● WHAT TO DO:
Print exactly the lines from the first one down to the line that contains "XAxis, YAxis, ReferenceArea", both included, and skip the pictures.

** begin DATA PROVIDED **

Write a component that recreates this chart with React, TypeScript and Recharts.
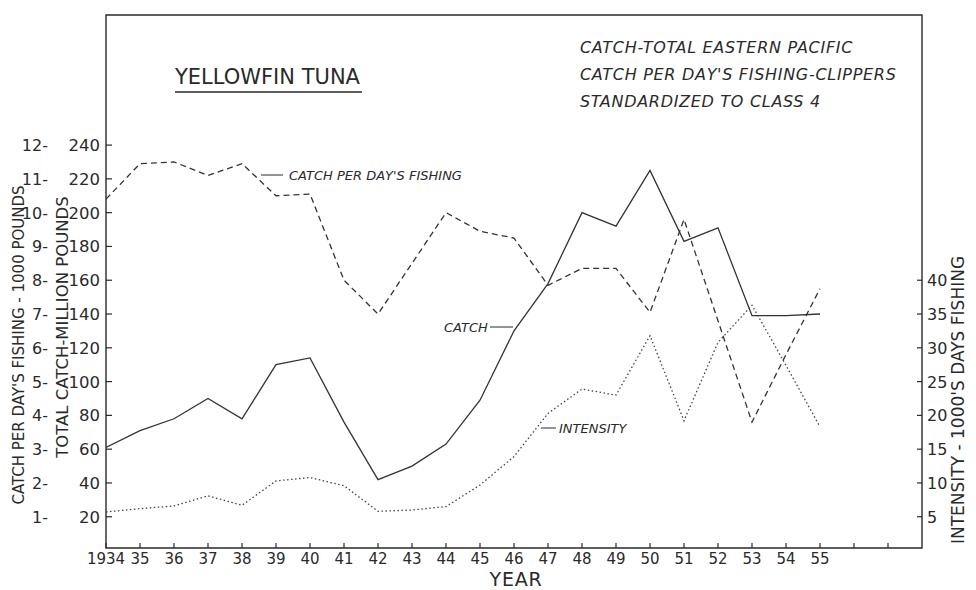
import { LineChart, Line, XAxis, YAxis, ReferenceArea } from "recharts";

const years = [
  1934, 1935, 1936, 1937, 1938, 1939, 1940, 1941, 1942, 1943, 1944,
  1945, 1946, 1947, 1948, 1949, 1950, 1951, 1952, 1953, 1954, 1955,
];
// total catch, million pounds
const totalCatch = [
  61, 71, 78, 90, 78, 110, 114, 76, 42, 50, 63, 89, 130, 158, 200, 192, 225,
  183, 191, 139, 139, 140,
];
// catch per day's fishing, 1000 pounds
const catchPerDay = [
  10.4, 11.45, 11.5, 11.1, 11.45, 10.5, 10.55, 8.0, 7.0, 8.5, 10.0, 9.45,
  9.25, 7.85, 8.35, 8.35, 7.05, 9.8, 6.8, 3.8, 5.8, 7.75,
];
// intensity, 1000's days fishing
const intensity = [
  5.7, 6.2, 6.6, 8.1, 6.7, 10.3, 10.8, 9.6, 5.8, 6.0, 6.5, 9.7, 13.9, 20.3,
  23.9, 23.0, 31.8, 19.2, 30.8, 36.3, 27.4, 18.3,
];

const yearTicks = [
  1934, 1935, 1936, 1937, 1938, 1939, 1940, 1941, 1942, 1943, 1944, 1945,
  1946, 1947, 1948, 1949, 1950, 1951, 1952, 1953, 1954, 1955, 1956, 1957,
];
const yearLabels = [
  "1934", "35", "36", "37", "38", "39", "40", "41", "42", "43", "44", "45",
  "46", "47", "48", "49", "50", "51", "52", "53", "54", "55", "", "",
];
const catchTicks = [20, 40, 60, 80, 100, 120, 140, 160, 180, 200, 220, 240];
const perDayLabels = ["1-", "2-", "3-", "4-", "5-", "6-", "7-", "8-", "9-", "10-", "11-", "12-"];
const intensityTicks = [5, 10, 15, 20, 25, 30, 35, 40];

const data = years.map((year, i) => ({
  year,
  total: totalCatch[i],
  perDay: catchPerDay[i],
  intensity: intensity[i],
}));

const FONT = "'DejaVu Sans', sans-serif";
const INK = "#2a2a2a";

const LeftTick = (props: any) => {
  const { x, y, index, payload } = props;
  return (
    <g>
      <line x1={x} x2={x + 6} y1={y} y2={y} stroke={INK} strokeWidth={1.2} />
      <text x={x - 6} y={y} dy={6} textAnchor="end" fontSize={16.5} fill={INK} fontFamily={FONT}>
        {payload.value}
      </text>
      <text x={x - 58} y={y} dy={6} textAnchor="end" fontSize={16} fill={INK} fontFamily={FONT}>
        {perDayLabels[index]}
      </text>
    </g>
  );
};

const RightTick = (props: any) => {
  const { x, y, payload } = props;
  return (
    <g>
      <line x1={x - 5} x2={x} y1={y} y2={y} stroke={INK} strokeWidth={1.2} />
      <text x={x + 5} y={y} dy={6} textAnchor="start" fontSize={16} fill={INK} fontFamily={FONT}>
        {payload.value}
      </text>
    </g>
  );
};

const BottomTick = (props: any) => {
  const { x, y, index } = props;
  return (
    <g>
      <line x1={x} x2={x} y1={y - 5} y2={y} stroke={INK} strokeWidth={1.2} />
      <text x={x} y={y} dy={16} textAnchor="middle" fontSize={15} fill={INK} fontFamily={FONT}>
        {yearLabels[index]}
      </text>
    </g>
  );
};

export default function App() {
  return (
    <div style={{ position: "absolute", left: 0, top: 0, background: "#fff" }}>
      <LineChart
        width={976}
        height={590}
        data={data}
        margin={{ top: 15, right: 0, bottom: 0, left: 0 }}
      >
        <XAxis
          dataKey="year"
          type="number"
          domain={[1934, 1958]}
          ticks={yearTicks}
          allowDataOverflow
          height={42}
          axisLine={false}
          tickLine={false}
          tickSize={0}
          tickMargin={0}
          interval={0}
          tick={BottomTick}
        />
        <YAxis
          yAxisId="catch"
          orientation="left"
          width={106}
          domain={[1.5, 317]}
          ticks={catchTicks}
          allowDataOverflow
          axisLine={false}
          tickLine={false}
          tickSize={0}
          tickMargin={0}
          interval={0}
          tick={LeftTick}
        />
        <YAxis yAxisId="perDay" hide domain={[0.075, 15.85]} allowDataOverflow />
        <YAxis
          yAxisId="intensity"
          orientation="right"
          width={54}
          domain={[0.375, 79.25]}
          ticks={intensityTicks}
          allowDataOverflow
          axisLine={false}
          tickLine={false}
          tickSize={0}
          tickMargin={0}
          interval={0}
          tick={RightTick}
        />
        <ReferenceArea
          yAxisId="catch"
          x1={1934}
          x2={1958}
          y1={1.5}
          y2={317}
          fill="none"
          stroke={INK}
          strokeWidth={1.4}
          ifOverflow="visible"
        />
        <Line
          yAxisId="catch"
          dataKey="total"
          type="linear"
          stroke="#333"
          strokeWidth={1.3}
          dot={false}
          isAnimationActive={false}
        />
        <Line
          yAxisId="perDay"
          dataKey="perDay"
          type="linear"
          stroke="#333"
          strokeWidth={1.3}
          strokeDasharray="6 4"
          dot={false}
          isAnimationActive={false}
        />
        <Line
          yAxisId="intensity"
          dataKey="intensity"
          type="linear"
          stroke="#444"
          strokeWidth={1.3}
          strokeDasharray="1.5 2.5"
          dot={false}
          isAnimationActive={false}
        />

        <g fontFamily={FONT} fill={INK}>
          <text x={175} y={84} fontSize={21}>YELLOWFIN TUNA</text>
          <line x1={175} x2={362} y1={92} y2={92} stroke={INK} strokeWidth={1.3} />
          <text x={580} y={53} fontSize={16} letterSpacing={0.7} fontStyle="italic">CATCH-TOTAL EASTERN PACIFIC</text>
          <text x={580} y={80} fontSize={16} letterSpacing={0.7} fontStyle="italic">CATCH PER DAY'S FISHING-CLIPPERS</text>
          <text x={580} y={107} fontSize={16} letterSpacing={0.7} fontStyle="italic">STANDARDIZED TO CLASS 4</text>

          <line x1={261} x2={283} y1={175} y2={175} stroke={INK} strokeWidth={1} />
          <text x={289} y={180} fontSize={13} fontStyle="italic">CATCH PER DAY'S FISHING</text>
          <text x={444} y={332} fontSize={13} fontStyle="italic">CATCH</text>
          <line x1={490} x2={513} y1={327} y2={327} stroke={INK} strokeWidth={1} />
          <line x1={541} x2={556} y1={428} y2={428} stroke={INK} strokeWidth={1} />
          <text x={559} y={433} fontSize={13} fontStyle="italic">INTENSITY</text>

          <text x={516} y={585.5} fontSize={19} letterSpacing={0.8} textAnchor="middle">YEAR</text>
          <text
            x={19}
            y={345}
            fontSize={15}
            textAnchor="middle"
            dominantBaseline="central"
            transform="rotate(-90 19 345)"
          >
            CATCH PER DAY'S FISHING - 1000 POUNDS
          </text>
          <text
            x={62}
            y={327}
            fontSize={16.5}
            textAnchor="middle"
            dominantBaseline="central"
            transform="rotate(-90 62 327)"
          >
            TOTAL CATCH-MILLION POUNDS
          </text>
          <text
            x={958}
            y={400}
            fontSize={17}
            textAnchor="middle"
            dominantBaseline="central"
            transform="rotate(-90 958 400)"
          >
            INTENSITY - 1000'S DAYS FISHING
          </text>
        </g>
      </LineChart>
    </div>
  );
}
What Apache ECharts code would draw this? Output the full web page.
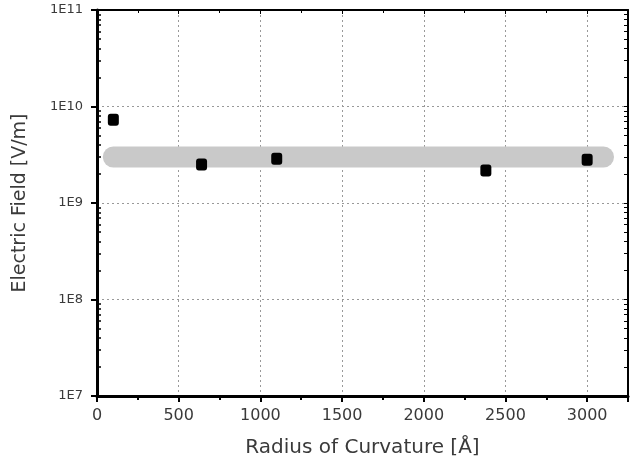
<!DOCTYPE html>
<html>
<head>
<meta charset="utf-8">
<script src="https://cdn.jsdelivr.net/npm/echarts@6/dist/echarts.min.js"></script>
<style>
  html, body { margin: 0; padding: 0; background: #fff; }
  #chart { width: 633px; height: 474px; }
</style>
</head>
<body>
<div id="chart"></div>
<script>
// measured points
const radius = [100, 640, 1100, 2380, 3000];
const field = [7.3e9, 2.5e9, 2.87e9, 2.17e9, 2.8e9];

// gray guide band
const bandX = [100, 3100];
const bandY = [3e9, 3e9];

// log minor tick values
const minorY = [];
[1e7, 1e8, 1e9, 1e10].forEach(d => {
  for (let k = 2; k <= 9; k++) minorY.push(k * d);
});
const majorY = [1e7, 1e8, 1e9, 1e10, 1e11];

const textColor = '#3a3a3a';
const font = 'DejaVu Sans';

let chart = echarts.init(document.getElementById('chart'));
let option = {
  animation: false,
  grid: { left: 97, right: 5, top: 10, bottom: 78 },
  xAxis: [
    {
      type: 'value',
      min: 0,
      max: 3250,
      interval: 500,
      name: 'Radius of Curvature [Å]',
      nameLocation: 'middle',
      nameGap: 42,
      nameTextStyle: { color: textColor, fontSize: 20, fontFamily: font },
      axisLine: { lineStyle: { color: '#000', width: 3 } },
      axisTick: { length: 6, lineStyle: { color: '#000', width: 2 } },
      minorTick: { show: true, splitNumber: 2, length: 4, lineStyle: { color: '#000', width: 2 } },
      axisLabel: {
        color: textColor, fontSize: 16, fontFamily: font, margin: 12,
        formatter: v => (v > 3000 ? '' : String(v))
      },
      splitLine: { show: true, lineStyle: { color: '#999', type: [2, 3], width: 1 } }
    },
    {
      type: 'value',
      position: 'top',
      min: 0,
      max: 3250,
      interval: 500,
      axisLine: { lineStyle: { color: '#000', width: 2 } },
      axisTick: { inside: true, length: 4, lineStyle: { color: '#000', width: 1 } },
      minorTick: { show: true, splitNumber: 2, length: 3, lineStyle: { color: '#000' } },
      axisLabel: { show: false },
      splitLine: { show: false }
    }
  ],
  yAxis: [
    {
      type: 'log',
      logBase: 10,
      min: 1e7,
      max: 1e11,
      name: 'Electric Field [V/m]',
      nameLocation: 'middle',
      nameGap: 67,
      nameTextStyle: { color: textColor, fontSize: 19, fontFamily: font },
      axisLine: { lineStyle: { color: '#000', width: 3 } },
      axisTick: { length: 6, lineStyle: { color: '#000', width: 2 } },
      axisLabel: {
        color: textColor, fontSize: 13, fontFamily: font, margin: 14,
        formatter: v => '1E' + Math.round(Math.log10(v))
      },
      splitLine: { show: true, lineStyle: { color: '#999', type: [2, 3], width: 1 } }
    },
    {
      type: 'log',
      logBase: 10,
      min: 1e7,
      max: 1e11,
      position: 'left',
      axisLine: { show: false },
      axisTick: { inside: true, length: 4, customValues: minorY, lineStyle: { color: '#000', width: 1.5 } },
      axisLabel: { show: false },
      splitLine: { show: false }
    },
    {
      type: 'log',
      logBase: 10,
      min: 1e7,
      max: 1e11,
      position: 'right',
      axisLine: { lineStyle: { color: '#000', width: 2 } },
      axisTick: { inside: true, length: 4, customValues: majorY.concat(minorY), lineStyle: { color: '#000', width: 1 } },
      axisLabel: { show: false },
      splitLine: { show: false }
    }
  ],
  series: [
    {
      type: 'line',
      data: bandX.map((x, i) => [x, bandY[i]]),
      symbol: 'none',
      silent: true,
      lineStyle: { color: '#c9c9c9', width: 21, cap: 'round' },
      z: 1
    },
    {
      type: 'scatter',
      data: radius.map((x, i) => [x, field[i]]),
      symbol: 'roundRect',
      symbolSize: [11, 12],
      itemStyle: { color: '#000', opacity: 1 },
      z: 3
    }
  ]
};
chart.setOption(option);
</script>
</body>
</html>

** end DATA PROVIDED **

● CORRECT OUTPUT:
Write a component that recreates this chart with React, TypeScript and Recharts.
import { LineChart, Line, XAxis, YAxis, ReferenceArea } from "recharts";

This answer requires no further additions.